The concept of extracting more information out of ILI devices and their data has recently been the focus of the Interstate Natural Gas Association of America (INGAA) and by Pipeline Research Council International (PRCI). Among other things, these industry groups are interested in the pipeline “fingerprint” concept for showing pipe changes. And research is being considered for possibly expanding ILI capability to better identify material properties from pigging data.

Going Forward
Few will argue that there won’t be continued, if not increased emphasis, on records to verify the calculated MAOP of U.S. pipelines. Where gaps heretofore were largely (and simply) defined by virtue of ‘known” vs. “unknown,” reliability of that information will now play a central role.
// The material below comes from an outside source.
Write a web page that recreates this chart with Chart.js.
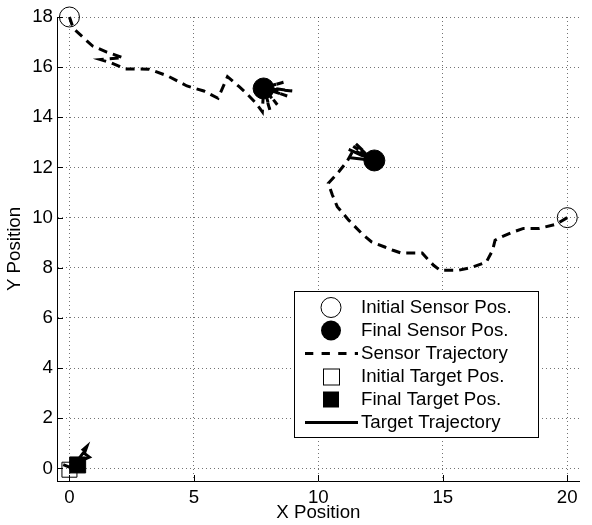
<!DOCTYPE html>
<html lang="en">
<head>
  <meta charset="UTF-8" />
  <title>Sensor and Target Positions</title>
  <script src="https://cdn.jsdelivr.net/npm/chart.js"></script>
  <style>
    body { margin: 0; background: #fff; }
    #wrap { width: 592px; height: 525px; }
  </style>
</head>
<body>
  <div id="wrap"><canvas id="trajChart" width="592" height="525"></canvas></div>

  <script>
    // axis ticks
    const xTicks = [0, 5, 10, 15, 20];
    const yTicks = [0, 2, 4, 6, 8, 10, 12, 14, 16, 18];

    // sensor 1: starts top-left, ends near (7.8, 15.2)
    const sensor1X = [0, 0.15, 0.92, 1.5, 2.15, 1.25, 1.65, 2.25, 3.2, 3.95, 4.72, 5.4, 5.97, 6.35, 6.82, 7.09, 7.48, 7.75, 7.8, 8.05, 7.85, 8.35, 7.85, 8.75, 7.85, 8.95, 7.9, 8.6, 7.8];
    const sensor1Y = [18, 17.55, 16.85, 16.6, 16.38, 16.3, 16.18, 15.93, 15.92, 15.65, 15.25, 15.05, 14.76, 15.62, 15.22, 14.98, 14.58, 14.22, 15.15, 14.3, 15.1, 14.5, 15.15, 14.85, 15.15, 15.05, 15.2, 15.4, 15.18];

    // sensor 2: starts at (20, 10), ends near (12.2, 12.3)
    const sensor2X = [20, 19.56, 18.87, 18.24, 17.72, 17.35, 17.1, 17.0, 16.75, 16.14, 15.62, 14.89, 14.63, 14.37, 14.17, 13.32, 13.0, 12.67, 12.14, 11.74, 11.22, 10.76, 10.56, 10.4, 10.83, 11.15, 11.42, 12.2, 11.5, 12.2, 11.4, 12.2, 11.22, 12.2, 11.2, 12.25];
    const sensor2Y = [10, 9.74, 9.57, 9.57, 9.39, 9.23, 9.1, 8.7, 8.23, 8.01, 7.9, 7.9, 8.1, 8.37, 8.59, 8.59, 8.7, 8.83, 9.03, 9.37, 9.9, 10.44, 10.91, 11.37, 11.84, 12.24, 12.71, 12.25, 12.95, 12.3, 12.85, 12.3, 12.72, 12.28, 12.4, 12.28];

    // target trajectory near the origin
    const targetX = [-0.25, 0.0, 0.25, 0.35, 0.5, 0.62, 0.55, 0.7, 0.6, 0.8, 0.45, 0.3, 0.55, 0.2];
    const targetY = [0.15, 0.05, 0.1, 0.35, 0.55, 0.7, 0.75, 0.88, 0.6, 0.45, 0.3, 0.1, 0.3, 0.0];

    // start / end markers
    const initSensorX = [0, 20];
    const initSensorY = [18, 10];
    const finalSensorX = [7.8, 12.25];
    const finalSensorY = [15.15, 12.28];
    const initTargetX = [0];
    const initTargetY = [-0.05];
    const finalTargetX = [0.33];
    const finalTargetY = [0.14];

    const legendLabels = ["Initial Sensor Pos.", "Final Sensor Pos.", "Sensor Trajectory", "Initial Target Pos.", "Final Target Pos.", "Target Trajectory"];

    const FONT = "'Liberation Sans', Arial, sans-serif";
    const FSIZE = 18.7;
    Chart.defaults.font.family = FONT;
    Chart.defaults.font.size = FSIZE;
    Chart.defaults.color = "#000";

    const pts = (xs, ys) => xs.map((x, i) => ({ x: x, y: ys[i] }));

    // matlab style ticks, pointing into the axes
    const innerTicks = {
      id: "innerTicks",
      afterDraw(chart) {
        const { ctx, chartArea } = chart;
        const xs = chart.scales.x, ys = chart.scales.y;
        ctx.save();
        ctx.strokeStyle = "#000";
        ctx.lineWidth = 1;
        ctx.beginPath();
        xTicks.forEach(v => {
          const px = Math.round(xs.getPixelForValue(v)) + 0.5;
          ctx.moveTo(px, chartArea.bottom);
          ctx.lineTo(px, chartArea.bottom - 6);
        });
        yTicks.forEach(v => {
          const py = Math.round(ys.getPixelForValue(v)) + 0.5;
          ctx.moveTo(chartArea.left, py);
          ctx.lineTo(chartArea.left + 6, py);
        });
        ctx.stroke();
        ctx.restore();
      }
    };

    // boxed legend inside the plot, lower right
    const boxLegend = {
      id: "boxLegend",
      afterDraw(chart) {
        const ctx = chart.ctx;
        const bx = 294.5, by = 291.5, bw = 244, bh = 146;
        const mx = 331, lx0 = 305, lx1 = 358, tx = 361;
        ctx.save();
        ctx.fillStyle = "#fff";
        ctx.fillRect(bx, by, bw, bh);
        ctx.strokeStyle = "#000";
        ctx.lineWidth = 1;
        ctx.strokeRect(bx, by, bw, bh);
        ctx.font = FSIZE + "px " + FONT;
        ctx.textBaseline = "middle";
        legendLabels.forEach((label, i) => {
          const y = by + 16 + i * 23;
          ctx.fillStyle = "#000";
          ctx.strokeStyle = "#000";
          ctx.setLineDash([]);
          if (i === 0 || i === 1) {
            ctx.lineWidth = 1;
            ctx.beginPath();
            ctx.arc(mx, y, 10, 0, Math.PI * 2);
            if (i === 1) ctx.fill(); else ctx.stroke();
          } else if (i === 3) {
            ctx.lineWidth = 1;
            ctx.strokeRect(mx - 7.5, y - 7.5, 16, 16);
          } else if (i === 4) {
            ctx.fillRect(mx - 8, y - 8, 16, 16);
          } else {
            ctx.lineWidth = 3;
            if (i === 2) ctx.setLineDash([8.3, 8.3]);
            ctx.beginPath();
            ctx.moveTo(lx0, y);
            ctx.lineTo(lx1, y);
            ctx.stroke();
            ctx.setLineDash([]);
          }
          ctx.fillText(label, tx, y);
        });
        ctx.restore();
      }
    };

    const trajLine = {
      showLine: true,
      borderColor: "#000",
      borderWidth: 3,
      pointRadius: 0,
      pointHoverRadius: 0,
      fill: false,
      clip: false
    };

    new Chart(document.getElementById("trajChart"), {
      type: "scatter",
      data: {
        datasets: [
          Object.assign({ label: "Sensor Trajectory", data: pts(sensor1X, sensor1Y), borderDash: [9, 6] }, trajLine),
          Object.assign({ label: "Sensor Trajectory", data: pts(sensor2X, sensor2Y), borderDash: [9, 6] }, trajLine),
          Object.assign({ label: "Target Trajectory", data: pts(targetX, targetY), borderWidth: 3.5 }, trajLine),
          {
            label: "Initial Sensor Pos.",
            data: pts(initSensorX, initSensorY),
            pointStyle: "circle",
            pointRadius: 10,
            borderWidth: 1,
            borderColor: "#000",
            backgroundColor: "rgba(0,0,0,0)",
            clip: false
          },
          {
            label: "Final Sensor Pos.",
            data: pts(finalSensorX, finalSensorY),
            pointStyle: "circle",
            pointRadius: 10.5,
            borderWidth: 1,
            borderColor: "#000",
            backgroundColor: "#000",
            clip: false
          },
          {
            label: "Initial Target Pos.",
            data: pts(initTargetX, initTargetY),
            pointStyle: "rect",
            pointRadius: 10.6,
            borderWidth: 1,
            borderColor: "#000",
            backgroundColor: "rgba(0,0,0,0)",
            clip: false
          },
          {
            label: "Final Target Pos.",
            data: pts(finalTargetX, finalTargetY),
            pointStyle: "rect",
            pointRadius: 11.3,
            borderWidth: 1,
            borderColor: "#000",
            backgroundColor: "#000",
            clip: false
          }
        ]
      },
      options: {
        responsive: false,
        animation: false,
        events: [],
        layout: { padding: { top: 17, right: 2, left: 0, bottom: 0 } },
        plugins: {
          legend: { display: false },
          tooltip: { enabled: false }
        },
        scales: {
          x: {
            type: "linear",
            min: -0.5,
            max: 20.5,
            afterBuildTicks: s => { s.ticks = xTicks.map(v => ({ value: v })); },
            afterFit: s => { s.height = 44; },
            ticks: { padding: 6, maxRotation: 0 },
            grid: { color: "rgba(0,0,0,0.55)", lineWidth: 1, drawTicks: false },
            border: { display: true, color: "#000", width: 1, dash: [1, 3] },
            title: { display: true, text: "X Position", padding: { top: 0, bottom: 1 } }
          },
          y: {
            type: "linear",
            min: -0.5,
            max: 18,
            afterBuildTicks: s => { s.ticks = yTicks.map(v => ({ value: v })); },
            afterFit: s => { s.width = 57; },
            ticks: { padding: 4 },
            grid: { color: "rgba(0,0,0,0.55)", lineWidth: 1, drawTicks: false },
            border: { display: true, color: "#000", width: 1, dash: [1, 3] },
            title: { display: true, text: "Y Position", padding: { top: 4, bottom: 0 } }
          }
        }
      },
      plugins: [innerTicks, boxLegend]
    });
  </script>
</body>
</html>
For grandfathered pipelines, it remains to be seen how future rulings will further affect the risk landscape.

Regulators have yet to rule on methods to be used for closing records gaps. It’s quite possible that at least some field investigations (i.e. in the ditch verification and testing) will be required to augment deficient information. In such cases, elements of this five-step verification process will help identify and prioritize locations to excavate by means of a risk-based approach.

At any rate, use of a rational, systematic approach to identify and mitigate records gaps will help operators produce verifiable materials results and should therefore aid in meeting regulatory requirements while improving pipeline safety. This approach will help to ensure that MAOP calculations are supported by traceable, verifiable and complete records, and pipeline safety will ultimately be improved.

PHMSA’s Definitions
Traceable – Records which can be clearly linked to original information about a pipeline segment or facility.
Verifiable – Records in which information is confirmed by other complementary, but separate, documentation.
Complete – Records in which the record is finalized as evidenced by a signature, date or other appropriate marking.